After bringing Italianate colour to Massenet’s heady Thaïs on Tuesday evening, here was conductor Lorenzo Viotti again, this time bringing Italianate colour to Russian repertoire. Like many opera houses, the orchestra of the Teatro alla Scala has its own concert series – under the identity of the Filarmonica della Scala – which runs through the season. It’s a chance to release the players from the pit and it places them centre stage in front of an excellent acoustic “shell”.

Lorenzo Viotti
© Brescia e Amisano | Teatro alla Scala

It was very instructive to hear just how different the same orchestra sounded even from Wednesday night, when they played Tchaikovsky’s Pique Dame for Valery Gergiev with such brooding intensity, gruff and growling. The same composer’s Serenade for Strings is a completely different proposition, of course, but the Milanese strings brightened their tone for a reading soaked in sunshine. 

Tchaikovsky was fired up when he wrote the work in 1880, initially unsure as to whether it was going to be a string quartet or a symphony, but it turned out to be something in between. “I composed from an innate impulse,” he wrote. “I love this Serenade terribly, and fervently hope that it might soon see the light of day.” 

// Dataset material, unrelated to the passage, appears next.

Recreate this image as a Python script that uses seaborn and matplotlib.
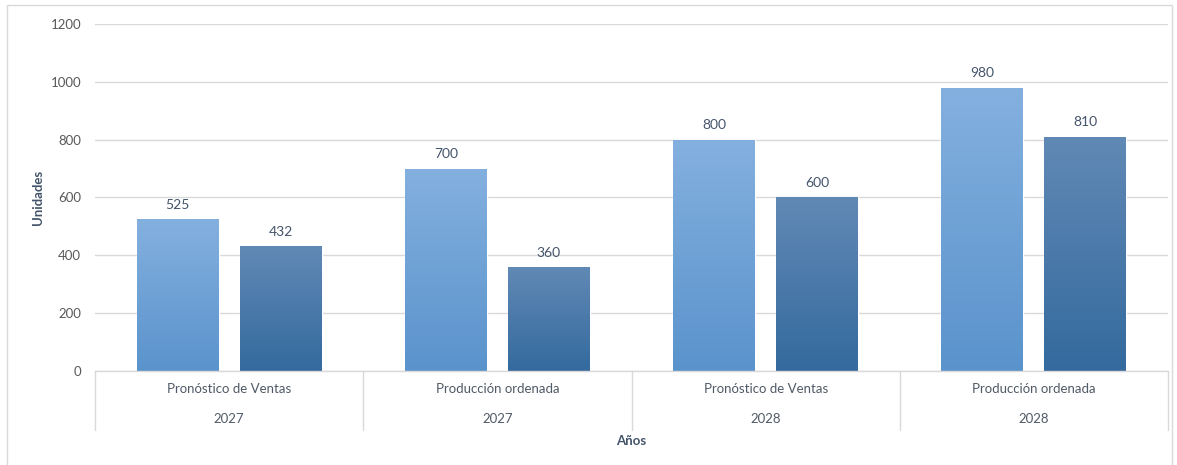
import numpy as np
import pandas as pd
import matplotlib
matplotlib.use("Agg")
import matplotlib.pyplot as plt
from matplotlib.colors import LinearSegmentedColormap
from matplotlib.patches import Rectangle
import seaborn as sns

# Chart data
categorias = ["Pronóstico de Ventas", "Producción ordenada", "Pronóstico de Ventas", "Producción ordenada"]
anios = ["2027", "2027", "2028", "2028"]
serie_a = [525, 700, 800, 980]
serie_b = [432, 360, 600, 810]
y_ticks = [0, 200, 400, 600, 800, 1000, 1200]

grupos = [f"{c}|{a}" for c, a in zip(categorias, anios)]
df = pd.DataFrame({
    "grupo": grupos * 2,
    "serie": ["A"] * 4 + ["B"] * 4,
    "valor": serie_a + serie_b,
})

sns.set_theme(style="white")
plt.rcParams["font.family"] = ["Lato", "DejaVu Sans"]

text_col = "#44546A"
label_col = "#505A66"
grid_col = "#D9D9D9"

fig = plt.figure(figsize=(11.77, 4.65), dpi=100)
ax = fig.add_axes([95 / 1177, 1 - 371 / 465, (1168 - 95) / 1177, (371 - 24) / 465])

sns.barplot(data=df, x="grupo", y="valor", hue="serie", order=grupos,
            palette=["#6CA3DA", "#457CB1"], width=0.768, gap=0.205,
            legend=False, ax=ax, saturation=1)

ax.set_ylim(0, 1200)
ax.set_xlim(-0.5, 3.5)
ax.set_yticks(y_ticks)
ax.set_yticklabels([str(t) for t in y_ticks], color="#595959", fontsize=9.5)
ax.tick_params(axis="y", length=0, pad=10)
ax.set_xticks([])
ax.set_xlabel("")
ax.set_ylabel("")
ax.grid(axis="y", color=grid_col, linewidth=1)
ax.set_axisbelow(True)
for s in ["top", "right", "left"]:
    ax.spines[s].set_visible(False)
ax.spines["bottom"].set_color(grid_col)
ax.spines["bottom"].set_linewidth(1)

# Vertical gradient fill for each bar
grad_light = LinearSegmentedColormap.from_list("light", ["#5A93CC", "#84B0DF"])
grad_dark = LinearSegmentedColormap.from_list("dark", ["#346A9E", "#6189B5"])
ramp = np.linspace(0, 1, 256).reshape(-1, 1)
bars = list(ax.patches)
for i, patch in enumerate(bars):
    cmap = grad_light if i < 4 else grad_dark
    x0 = patch.get_x()
    w = patch.get_width()
    h = patch.get_height()
    im = ax.imshow(ramp, cmap=cmap, origin="lower", aspect="auto",
                   extent=[x0, x0 + w, 0, h], zorder=patch.get_zorder() + 0.1)
    im.set_clip_path(patch)
    ax.annotate(f"{h:.0f}", (x0 + w / 2, h), xytext=(0, 6), textcoords="offset points",
                ha="center", va="bottom", fontsize=10, color=text_col)

ax.set_xlim(-0.5, 3.5)
ax.set_ylim(0, 1200)

# Two-level category axis
trans = ax.get_xaxis_transform()
for x in np.arange(-0.5, 4.0, 1.0):
    ax.plot([x, x], [0, -0.17], transform=trans, color=grid_col, linewidth=1, clip_on=False)
for i, (c, a) in enumerate(zip(categorias, anios)):
    ax.text(i, -0.052, c, transform=trans, ha="center", va="center", fontsize=9.5, color=label_col)
    ax.text(i, -0.138, a, transform=trans, ha="center", va="center", fontsize=9.5, color=label_col)

fig.text(631.5 / 1177, 1 - 441 / 465, "Años", ha="center", va="center",
         fontsize=9.5, fontweight="bold", color=text_col)
fig.text(38 / 1177, 1 - 197 / 465, "Unidades", ha="center", va="center", rotation=90,
         fontsize=9.5, fontweight="bold", color=text_col)

# Chart area border
fig.patches.append(Rectangle((7 / 1177, -0.01), (1172 - 7) / 1177, 1 - 5 / 465 + 0.01,
                             transform=fig.transFigure, fill=False,
                             edgecolor="#D9D9D9", linewidth=1))

fig.savefig("out.png", dpi=100)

With double basses lined across the rear of the ensemble and antiphonal violins, Viotti encouraged a reading full of attack. He stands tall and has an elegant conducting style, a whippy baton action which sometimes encourages phrasing to be a bit clipped – as in the famous second movement Valse – but does not engage in lots of false histrionics. He maintained a sense of momentum in the Elegy so that it felt less like a slow movement. The finale, with its Russian folk theme, had terrific energy and aggression.

Lorenzo Viotti conducts the Filarmonica della Scala
© Brescia e Amisano | Teatro alla Scala

That energy continued into a remarkably quick account of Sergei Rachmaninov’s Symphony no. 2 in E minor, done and dusted in under an hour, even if aided by a first movement cut of the exposition repeat. Impassioned or impatient? I lean towards the former as there was a real sense of Viotti and the orchestra getting caught up in the Romantic spirit of the work. 

After the lugubrious introduction and a querulous cor anglais link into the first movement’s Allegro moderato, Viotti urged the Filarmonica on, surging into the big string phrases, peppered by some pretty thunderous timpani and bass drum interjections. Transitions were managed particularly well so the work sounded less episodic than usual. The Scherzo rattled along ebulliently, leading to a few hairy moments for the strings in the Trio section’s fugal writing. The Adagio was rich and ardent, although the principal clarinet made little of his lush solo; the strings compensated though, with tremendous richness of tone. Viotti then pressed the accelerator in the finale, keeping it from flagging as the players crossed the finishing line triumphantly.